In [1]:
import pandas as pd
import numpy as np

from sklearn.datasets import fetch_mldata
from sklearn.ensemble import ExtraTreesClassifier, RandomForestClassifier
from sklearn.metrics import accuracy_score, f1_score
from sklearn.model_selection import train_test_split

train = pd.read_csv("titanic/train.csv")
test = pd.read_csv("titanic/test.csv")

train["Age"] = train["Age"].fillna(train["Age"].median())
train["Embarked"] = train["Embarked"].fillna("S")

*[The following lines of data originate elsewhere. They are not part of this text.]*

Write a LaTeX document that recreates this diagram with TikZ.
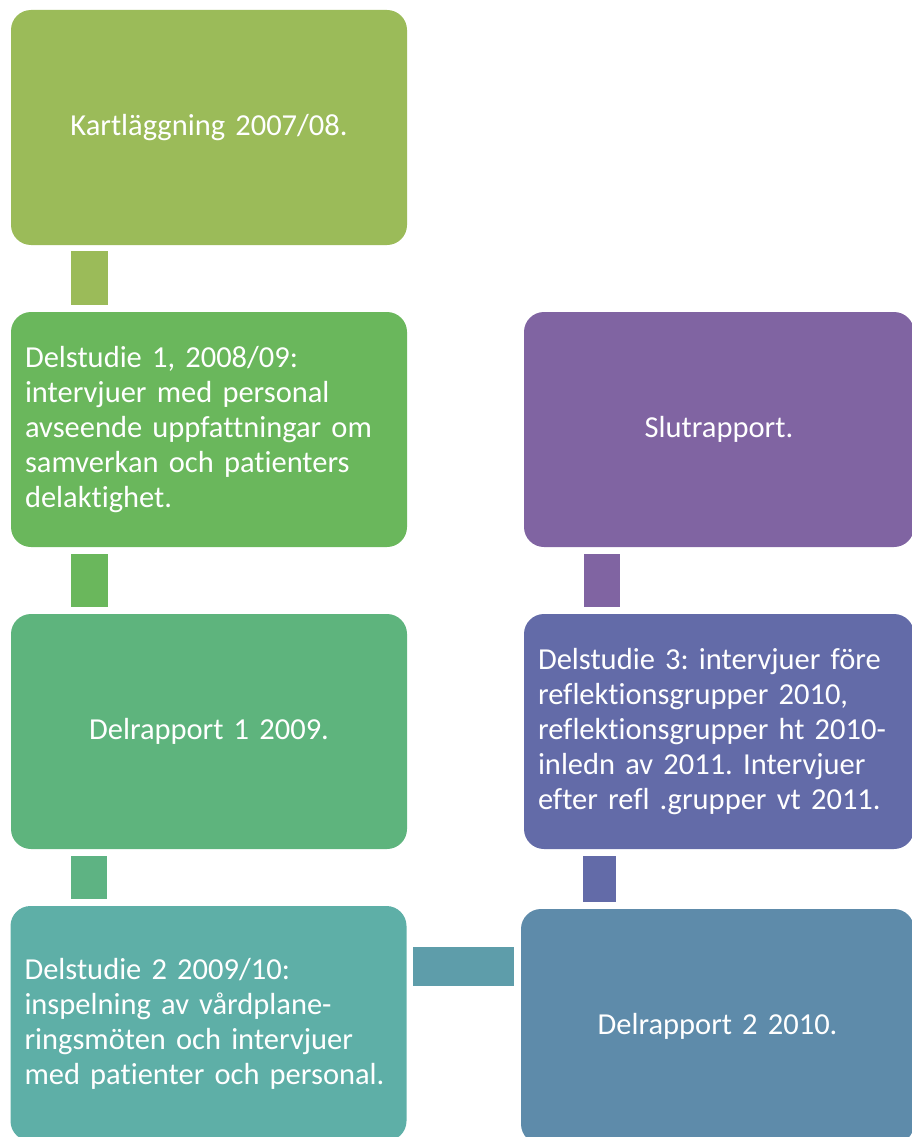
\documentclass[tikz,border=0pt]{standalone}
\usepackage{fontspec}
\setmainfont[Ligatures=NoCommon]{Carlito}
\usepackage{tikz}
\definecolor{kgreen}{RGB}{155,187,89}
\definecolor{dgreen}{RGB}{106,183,92}
\definecolor{mgreen}{RGB}{94,180,125}
\definecolor{teal}{RGB}{94,175,167}
\definecolor{tblue}{RGB}{94,157,170}
\definecolor{sblue}{RGB}{94,139,170}
\definecolor{indig}{RGB}{99,107,168}
\definecolor{purp}{RGB}{128,100,162}
\frenchspacing
\tikzset{
  blocknode/.style = {rectangle, rounded corners=20pt, inner sep=14pt,
    text=white, font=\fontsize{30.5}{35}\selectfont,
    minimum height=235pt, text width=368pt},
  blk_c/.style = {blocknode, align=center, fill=#1},% text centred
  blk_l/.style = {blocknode, align=left, fill=#1}% text left
}
\begin{document}
\begin{tikzpicture}[x=1pt,y=-1pt]
  \useasboundingbox (0,0) rectangle (912,1137);
  \clip (0,0) rectangle (912,1137);
  \node [blk_c=kgreen] (b1) at (209,127.5) {Kartläggning 2007/08.};
  \node [blk_l=dgreen] (b2) at (209,429.5) {Delstudie 1, 2008/09:\\intervjuer med personal\\avseende uppfattningar om\\samverkan och patienters\\delaktighet.};
  \node [blk_c=mgreen] (b3) at (209,731.5) {Delrapport 1 2009.};
  \node [blk_l=teal] (b4) at (208.5,1023.5) {Delstudie 2 2009/10:\\inspelning av vårdplane-\\ringsmöten och intervjuer\\med patienter och personal.};
  \node [blk_c=sblue, text width=365pt] (b5) at (717.5,1026.5) {Delrapport 2 2010.};
  \node [blk_l=indig, text width=362pt] (b6) at (719,731.5) {Delstudie 3: intervjuer före\\reflektionsgrupper 2010,\\reflektionsgrupper ht 2010-\\inledn av 2011. Intervjuer\\efter refl .grupper vt 2011.};
  \node [blk_c=purp, text width=362pt] (b7) at (719,429.5) {Slutrapport.};

  % connectors
  \fill [kgreen] ([xshift=60pt,yshift=-6pt]b1.south west) rectangle ([xshift=97pt,yshift=7pt]b2.north west);
  \fill [dgreen] ([xshift=60pt,yshift=-7pt]b2.south west) rectangle ([xshift=97pt,yshift=7pt]b3.north west);
  \fill [mgreen!85!teal] ([xshift=60pt,yshift=-7pt]b3.south west) rectangle ([xshift=97pt,yshift=7pt]b4.north west);
  \fill [tblue] ([xshift=6pt,yshift=-41pt]b4.north east) rectangle ([xshift=-7pt,yshift=-77pt]b5.north west);
  \fill [indig] ([xshift=59pt,yshift=-7pt]b6.south west) rectangle ([xshift=95pt,yshift=7pt]b5.north west);
  \fill [purp] ([xshift=60pt,yshift=-7pt]b7.south west) rectangle ([xshift=96pt,yshift=7pt]b6.north west);
\end{tikzpicture}
\end{document}
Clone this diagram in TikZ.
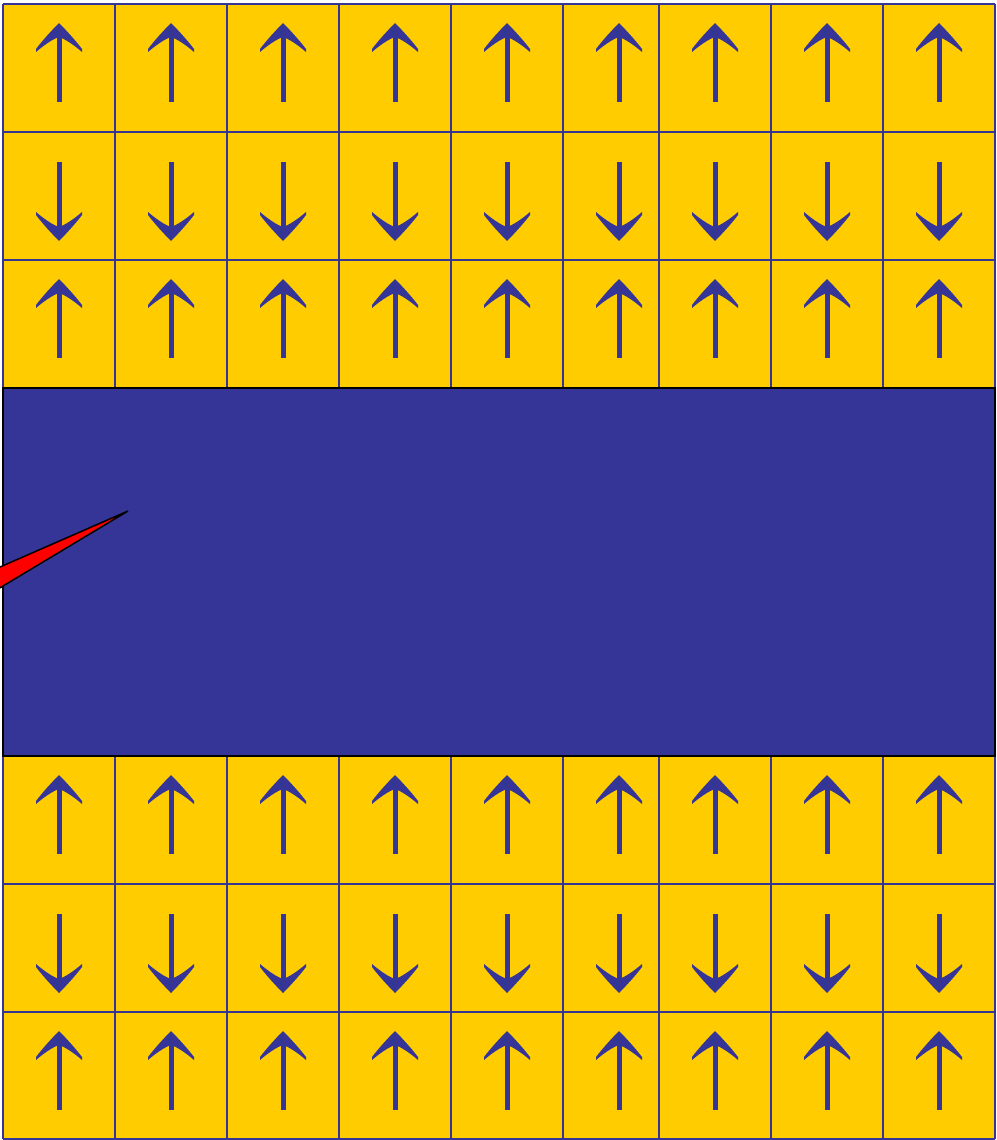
\documentclass[tikz,border=0pt]{standalone}
\begin{document}
\begin{tikzpicture}[x=1pt,y=-1pt,
  gridline/.style={draw=arrowblue,line width=1.6pt},
  uparrow/.pic={
    \fill[arrowblue] (0,0) .. controls (-7,7) and (-17,18) .. (-23,26) -- (-23,29)
      .. controls (-15,22) and (-6,16) .. (0,14) .. controls (6,16) and (15,22) .. (23,29)
      -- (23,26) .. controls (17,18) and (7,7) .. (0,0) -- cycle;
    \draw[arrowblue,line width=5pt] (0,10) -- (0,79);
  }]
\definecolor{arrowblue}{RGB}{53,53,152}
\definecolor{gold}{RGB}{255,204,0}
\useasboundingbox (0,0) rectangle (996,1140);
\clip (0,0) rectangle (996,1140);
% yellow bands
\fill[gold] (3,4) rectangle (995,388);
\fill[gold] (3,756) rectangle (995,1139);
% grid lines
\foreach \yy in {4,132,260} \draw[gridline] (3,\yy) -- (995,\yy);
\foreach \yy in {884,1012,1139} \draw[gridline] (3,\yy) -- (995,\yy);
\foreach \xx in {3,115,227,339,451,563,659,771,883,995} {
  \draw[gridline] (\xx,4) -- (\xx,388);
  \draw[gridline] (\xx,756) -- (\xx,1139);
}
% arrows
\foreach \xx in {59,171,283,395,507,619,715,827,939} {
  \foreach \yy in {4,260,756,1012} \pic at (\xx,\yy+19) {uparrow};
  \foreach \yy in {132,884} \pic[yscale=-1] at (\xx,\yy+109) {uparrow};
}
% blue block
\filldraw[fill=arrowblue,draw=black,line width=2pt] (3,388) rectangle (995,756);
% red wedge
\filldraw[fill=red,draw=black,line width=1.5pt,line join=miter] (128,511) -- (-20,575.75) -- (-20,599.8) -- cycle;
\end{tikzpicture}
\end{document}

test["Age"] = test["Age"].fillna(test["Age"].median())
test["Fare"] = test["Fare"].fillna(test["Fare"].median())

train['Sex'] = train['Sex'].apply(lambda x: 1 if x == 'male' else 0)
train['Embarked'] = train['Embarked'].map( {'S': 0 , 'C':1 , 'Q':2}).astype(int)

test['Sex'] = test['Sex'].apply(lambda x: 1 if x == 'male' else 0)
test['Embarked'] = test['Embarked'].map( {'S': 0 , 'C':1 , 'Q':2}).astype(int)

In [2]:
train_y = train.Survived
train_X = train.drop(['Survived','PassengerId','Name','Ticket','Cabin'],axis = 1)
(train_X, test_X ,train_y, test_y) = train_test_split(train_X, train_y, test_size = 0.3, random_state = 666)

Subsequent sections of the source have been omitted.